China wants to perpetuate a symbiotic high-technology trade and investment relationship with the United States. The dynamism of China’s domestic innovation system is based in large part on US-owned core technologies. That Washington’s foreign acquisitions and export control rules do not exclude Chinese innovators from acquiring these technologies abroad or working them at home is the key driver of President Xi’s readiness to level China’s tilted foreign investment regime and facilitate fair and reciprocal access for US businesses in the 90-day trade truce talks.

Both sides formally continue to treat these two tracks — law enforcement and negotiation — separately.

While this separation may be true as a matter of form, the two are intertwined. The indictments, and targeted embargoes imposed subsequently, against Chinese technology companies under the China Initiative could well cancel out the technology-sharing privileges that flow from a successful 90-day truce talks agreement. Effectively, that which Donald Trump allows on one hand, his Justice Department could just as easily take away with the other (even if Trump nominally enjoys the legal authority to override the Department).

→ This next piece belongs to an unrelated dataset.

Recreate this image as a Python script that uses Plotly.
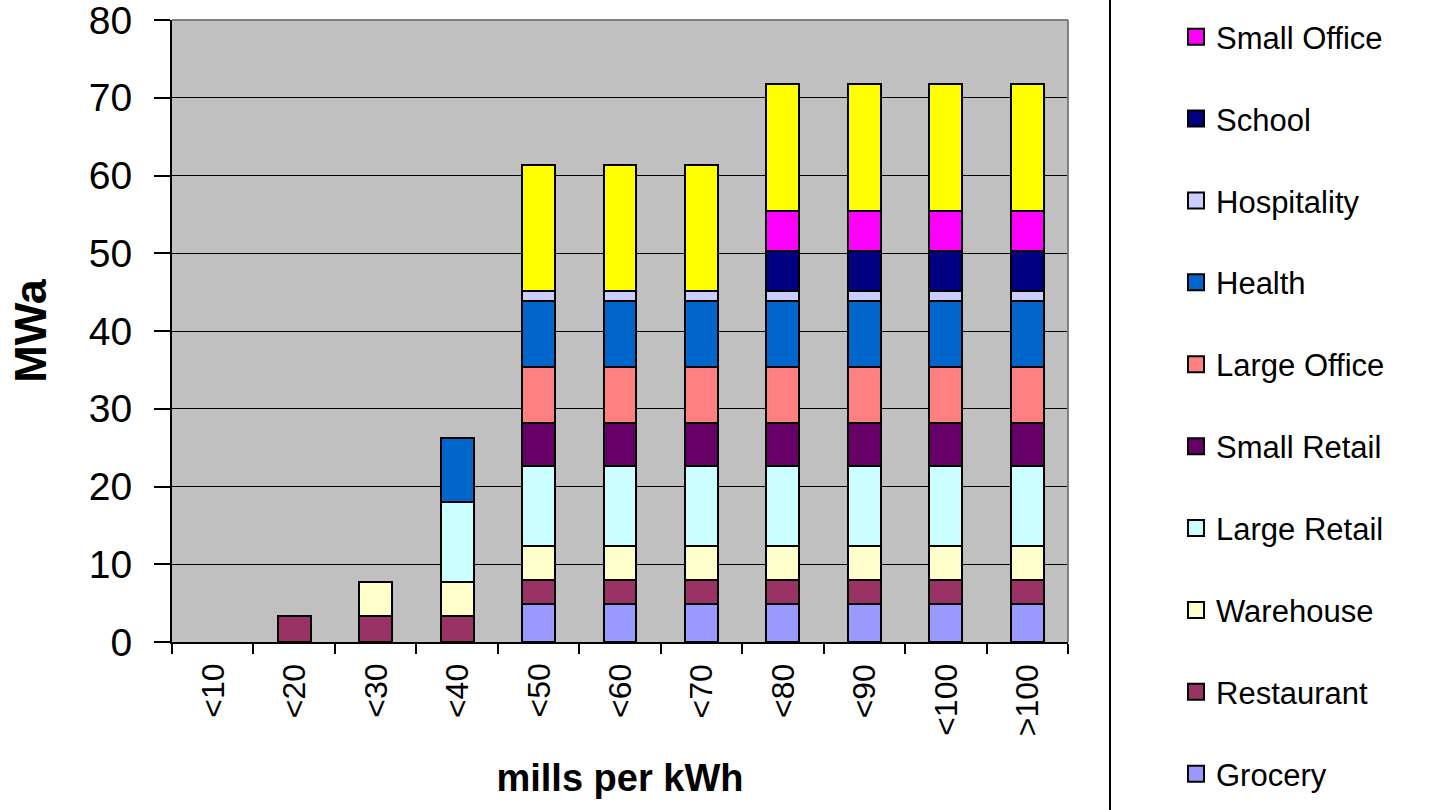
import plotly.graph_objects as go

# Price bins (mills per kWh)
categories = ["<10", "<20", "<30", "<40", "<50", "<60", "<70", "<80", "<90", "<100", ">100"]

# Average megawatts available in each price bin, by building type
grocery      = [0, 0,   0,   0,    4.9, 4.9, 4.9, 4.9, 4.9, 4.9, 4.9]
restaurant   = [0, 3.3, 3.3, 3.3,  3.1, 3.1, 3.1, 3.1, 3.1, 3.1, 3.1]
warehouse    = [0, 0,   4.4, 4.4,  4.3, 4.3, 4.3, 4.3, 4.3, 4.3, 4.3]
large_retail = [0, 0,   0,   10.3, 10.3, 10.3, 10.3, 10.3, 10.3, 10.3, 10.3]
small_retail = [0, 0,   0,   0,    5.6, 5.6, 5.6, 5.6, 5.6, 5.6, 5.6]
large_office = [0, 0,   0,   0,    7.2, 7.2, 7.2, 7.2, 7.2, 7.2, 7.2]
health       = [0, 0,   0,   8.2,  8.5, 8.5, 8.5, 8.5, 8.5, 8.5, 8.5]
hospitality  = [0, 0,   0,   0,    1.3, 1.3, 1.3, 1.3, 1.3, 1.3, 1.3]
school       = [0, 0,   0,   0,    0,   0,   0,   5.1, 5.1, 5.1, 5.1]
small_office = [0, 0,   0,   0,    0,   0,   0,   5.1, 5.1, 5.1, 5.1]
other        = [0, 0,   0,   0,    16.1, 16.1, 16.1, 16.4, 16.4, 16.4, 16.4]

series = [
    ("Grocery", grocery, "#9999FF"),
    ("Restaurant", restaurant, "#993366"),
    ("Warehouse", warehouse, "#FFFFCC"),
    ("Large Retail", large_retail, "#CCFFFF"),
    ("Small Retail", small_retail, "#660066"),
    ("Large Office", large_office, "#FF8080"),
    ("Health", health, "#0066CC"),
    ("Hospitality", hospitality, "#CCCCFF"),
    ("School", school, "#000080"),
    ("Small Office", small_office, "#FF00FF"),
]
other_color = "#FFFF00"

FONT = "Liberation Sans, Arial, sans-serif"


def nonzero(vals):
    # empty segments are left out so no outline is drawn for them
    return [v if v else None for v in vals]


fig = go.Figure()

# Stacked bars (bottom to top)
for name, vals, color in series:
    fig.add_trace(go.Bar(
        x=categories, y=nonzero(vals), name=name, marker_color=color,
        marker_line=dict(color="black", width=2), showlegend=False,
    ))
fig.add_trace(go.Bar(
    x=categories, y=nonzero(other), name="Other", marker_color=other_color,
    marker_line=dict(color="black", width=2), showlegend=False,
))

# Legend entries as square swatches, listed top to bottom
for name, vals, color in reversed(series):
    fig.add_trace(go.Scatter(
        x=[None], y=[None], mode="markers", name=name, legendgroup=name,
        marker=dict(symbol="square", size=16, color=color,
                    line=dict(color="black", width=2)),
    ))

L, R, T, B = 172, 387, 20, 168
W, H = 1455, 810
pw, ph = W - L - R, H - T - B


def px_x(px):
    return (px - L) / pw


def px_y(py):
    return (H - B - py) / ph


# Rotated category labels, top-aligned just under the axis
cat_labels = [
    dict(x=c, y=0, xref="x", yref="y", text=c, textangle=-90,
         showarrow=False, xanchor="center", yanchor="top", yshift=-20,
         font=dict(size=32, family=FONT, color="black"))
    for c in categories
]

fig.update_layout(
    width=W, height=H,
    margin=dict(l=L, r=R, t=T, b=B, autoexpand=False),
    barmode="stack", bargap=0.595,
    plot_bgcolor="#C0C0C0", paper_bgcolor="white",
    font=dict(family=FONT, color="black"),
    legend=dict(
        x=px_x(1176), y=px_y(10), xanchor="left", yanchor="top",
        font=dict(size=31, family=FONT), traceorder="grouped",
        tracegroupgap=38.6, bgcolor="rgba(0,0,0,0)", maxheight=805,
    ),
    xaxis=dict(
        type="category", tickson="boundaries", ticks="outside", ticklen=10,
        tickwidth=2, tickcolor="black", showticklabels=False,
        showgrid=False, showline=True,
        linecolor="black", linewidth=2, automargin=False,
        title=dict(text="<b>mills per kWh</b>", font=dict(size=38), standoff=121),
    ),
    yaxis=dict(
        range=[0, 80], dtick=10, ticks="outside", ticklen=16, tickwidth=2,
        tickcolor="black", tickfont=dict(size=39), ticklabelstandoff=14,
        ticklabeloverflow="allow",
        showgrid=True, gridcolor="black", gridwidth=1, zeroline=False,
        showline=True, linecolor="black", linewidth=2, automargin=False,
        title=dict(text="<b>MWa</b>", font=dict(size=45), standoff=28),
    ),
    annotations=cat_labels,
    shapes=[
        # gray plot-area border on top and right
        dict(type="line", xref="paper", yref="paper", x0=0, x1=1, y0=1, y1=1,
             line=dict(color="#808080", width=2)),
        dict(type="line", xref="paper", yref="paper", x0=1, x1=1, y0=0, y1=1,
             line=dict(color="#808080", width=2)),
        # legend frame edge
        dict(type="line", xref="paper", yref="paper",
             x0=px_x(1110), x1=px_x(1110), y0=px_y(H + 5), y1=px_y(-5),
             line=dict(color="black", width=2)),
    ],
)

fig.write_html("out.html")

In early November 2018, the US Justice Department charged Fujian Jinhua, a state-owned memory chip manufacturer and prospective national champion, with trade-secrets theft. The Commerce Department simultaneously imposed an embargo on US sales of software components to the company. Lacking access to critical imports, the company stands today on the brink of a production shut-down. Although latest reports suggest that a bilaterally negotiated effort may rehabilitate Fujian Jinhua, the threatened crippling of the company foreshadows the intertwining of negotiation and law enforcement that will characterise US–China high-technology interactions in the years ahead.

The Fujian Jinhua example is also a cautionary tale of the blowback that Chinese businesses could suffer from suspicions — and aspersions — of illicit state-enabled commercial gain. The less China resorts to such cyber-linked tactics and the more liberal and reciprocal its foreign investment and mergers and acquisitions regime become, the more likely that US administrations will continue to draw their ‘national security’ perimeter narrowly and facilitate the two-way intercourse in these civilian cutting-edge and foundational technologies.

The US law enforcement-on-steroids strategy against China’s technology theft is not without its risks.

A jury in 2017 dismissed T-Mobile USA’s allegation in the aforementioned Huawei civil case that the Chinese company’s actions were ‘wilful and malicious’. Now, the Justice Department intends to make those charges stick in a criminal case where the required burden of evidence is higher.

As late as spring 2018, the US State Department — the agency monitoring Beijing’s compliance with the 2015 Obama–Xi cyber commitments — had not cited any specific violation. With the trade war now underway, the Justice Department slaps a new Chinese trade theft case every other day, in turn inviting charges of politicisation. It is not sufficient to conclude that because players ‘associated’ were involved that the Chinese government too was involved; state intent and action must be shown.

It is also somewhat hypocritical for Washington to sermonise against state-linked actions intended to produce a commercial gain at a time when the full weight of the government has been thrown behind an orchestrated, and failing, campaign to skew private markets by discouraging whole countries — not just companies — from embracing Huawei’s 5G telecoms equipment.

At the end of the day, the bottom line is immutable: China’s state-linked cyber espionage for commercial gain must absolutely end. A rupture in the US–China trade, investment and IP relationship is too dear a price to pay for its continuance.

Sourabh Gupta is Senior Fellow at the Institute for China–America Studies in Washington, DC.